Alicia Álamo Bartolomé
Ya lo dice el Evangelio: “No juzguéis y no seréis juzgados…” (Luc. 6, 37). Por eso me gusta contar una anécdota -creo haberlo hecho antes en esta columna- sobre un simpático borrachito. No recuerdo si fue en Yaritagua o Barquisimeto, pero lo cierto es que nuestro hombre estaba aferrado a los barrotes de una ventana, mientras pasaba una procesión. A juzgar por el tumulto que atentaba contra el equilibrio de beodo, podría ser una de la Divina Pastora y él, asustado, se puso a exclamar “¡Ninguno arrempuje a ninguno, porque ninguno sabe como está a ninguno!”

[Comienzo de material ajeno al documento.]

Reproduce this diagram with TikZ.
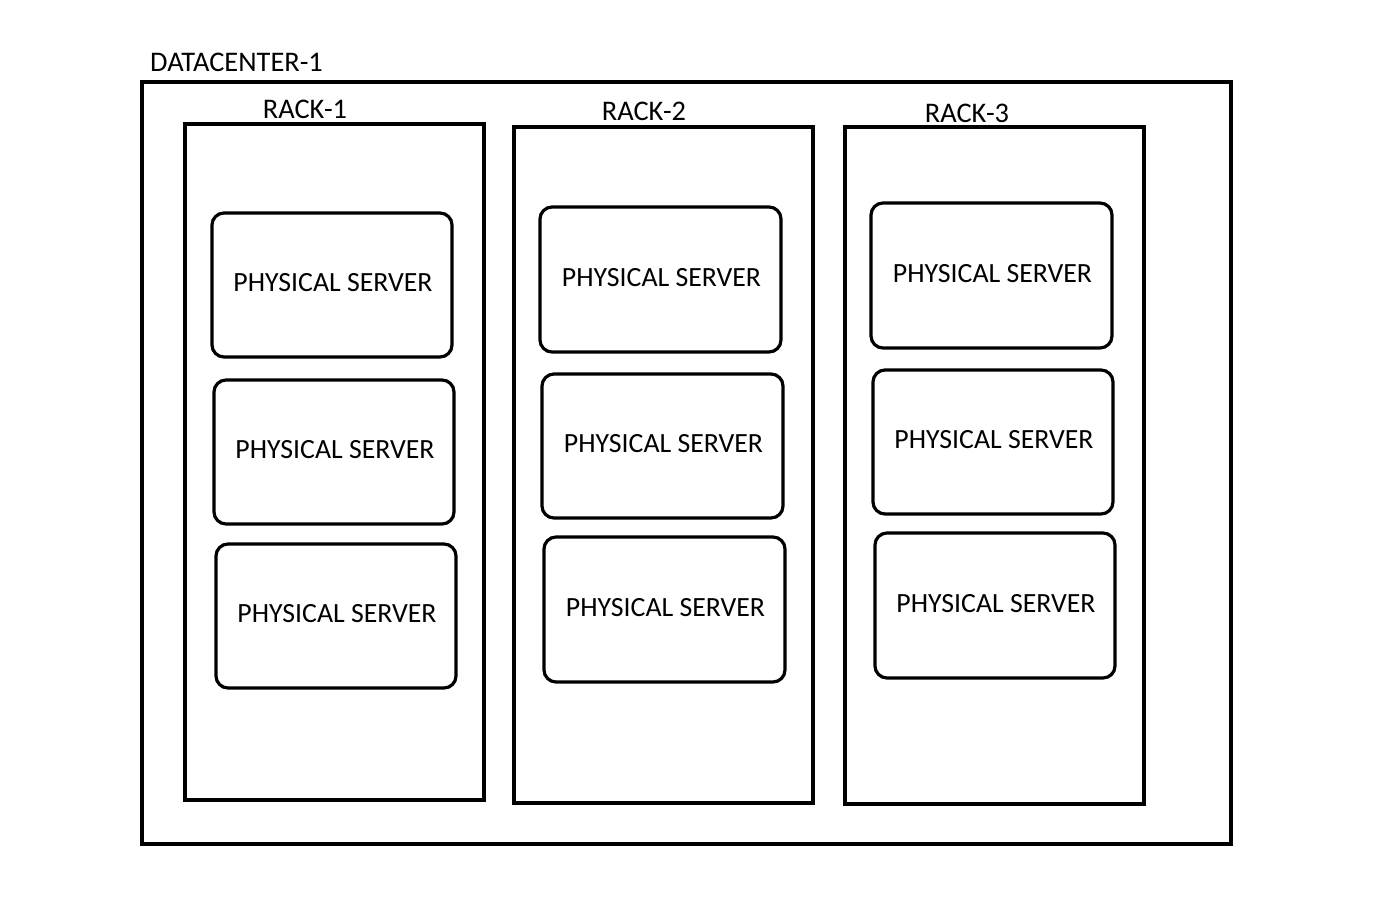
\documentclass[tikz,border=0pt]{standalone}
\usepackage{fontspec}
\setmainfont{Carlito}
\begin{document}
\begin{tikzpicture}[x=1pt,y=-1pt,
  box/.style={draw=black,line width=3.2pt,fill=none},
  server/.style={draw=black,line width=3.2pt,rounded corners=12pt},
  lbl/.style={font=\fontsize{28.4}{32}\selectfont,inner sep=0pt,anchor=base},
  stxt/.style={font=\fontsize{27.8}{31}\selectfont,inner sep=0pt}]
\useasboundingbox (0,0) rectangle (1378,909);
\fill[white] (0,0) rectangle (1378,909);
% datacenter
\draw[box] (142,82) rectangle (1231,844);
\node[lbl,anchor=base west] (dclbl) at (150,72) {DATACENTER-1};
% racks
\draw[box] (185,124) rectangle (484,800);
\node[lbl] (r1lbl) at (305,119) {RACK-1};
\draw[box] (514,127) rectangle (813,803);
\node[lbl] (r2lbl) at (644,121) {RACK-2};
\draw[box] (845,127) rectangle (1144,804);
\node[lbl] (r3lbl) at (967,123) {RACK-3};
% servers
\foreach \n/\xa/\ya/\xb/\yb in {
  s11/212/213/452/357, s12/214/380/454/524, s13/216/544/456/688,
  s21/540/207/781/352, s22/542/374/783/518, s23/544/537/785/682,
  s31/871/203/1112/348, s32/873/370/1113/514, s33/875/533/1115/678}{
  \draw[server] (\xa,\ya) rectangle (\xb,\yb);
  \node[stxt] (\n) at ({(\xa+\xb)/2+1},{(\ya+\yb)/2-2}) {PHYSICAL SERVER};
}
\end{tikzpicture}
\end{document}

Sabia sentencia, de profunda filosofía: ninguno de nosotros sabe como están los otros ningunos y sin embargo nos ponemos a empujar. En este caso se trataba de empujes físicos que atentaban contra la precaria estabilidad de alguien pasado de tragos; en otros, el cuasi atropello es de orden psíquico o moral, sobre todo cuando nos dedicamos a juzgar conductas. Si vemos a unos niños traviesos y malcriados, enseguida opinamos sobre la mala educación que les están dando los padres, sin siquiera saber si los tienen. Si alguien no nos saluda, pensamos que es una persona mal educada y/o antipática, sin embargo, es muy posible que sea miope. Lo digo por experiencia propia: hace años me estaba ya cargando una muchacha que, conociéndome, me ignoraba cuando nos encontrábamos en la calle. Después supe que era tan miope que no reconocía a la gente sino cuando la tenía frente a sus narices.
Caso muy especial también es el de la timidez que nos hace juzgar mal a las personas que la sufren, las consideramos distantes, pretenciosas. Una vez supe que Alicia Pietri de Caldera comentó sobre la fama que tenía: “La gente dice que soy muy estirada, es al revés, lo que soy es muy encogida”.
Gran esfuerzo hizo para ponerse a la altura de su posición de Primera Dama que ejerció, no sólo con simpatía y elegancia, sino con eficacia, le debemos el Museo de los Niños, que hoy dirige con acierto su hija Mireya.
Lo mejor es no juzgar porque a menudo nos equivocamos. Sobre todo porque nos encanta enjuiciar conductas particulares sin conocer lo que puede haber detrás de éstas. Hace años hablaron muy mal de una joven señora, cuyo marido, solo, se fue con un cáncer avanzado a su tierra natal para estar al cuidado de su familia de sangre. La gente no sabía que la convivencia matrimonial era imposible, él enloquecía y se ponía violento porque se había quedado impotente. En sus últimos días, ella fue a atenderlo y lo acompañó hasta el final.
En el caso de la vida pública de quienes ejercen cargos de responsabilidad y de gobierno, es distinto. Tenemos el derecho y el deber de juzgarlos, de señalar tanto sus aciertos como sus errores, respetando su vida privada porque lo contrario sería caer en chismografía, siempre un pecado grave porque va contra la honra, ¡y cuántas veces podría ser calumnia! En cambio, la crítica racional y ponderada de las actuaciones públicas, son un libre y útil ejercicio de la democracia, que puede ayudar a la enmienda y a enderezar caminos, incluso damos la oportunidad de aclarar si nuestro juicio ha sido equivocado por ignorar las intenciones y procedimientos. Quiera Dios que un día lo entiendan así quienes llegan a estas posiciones.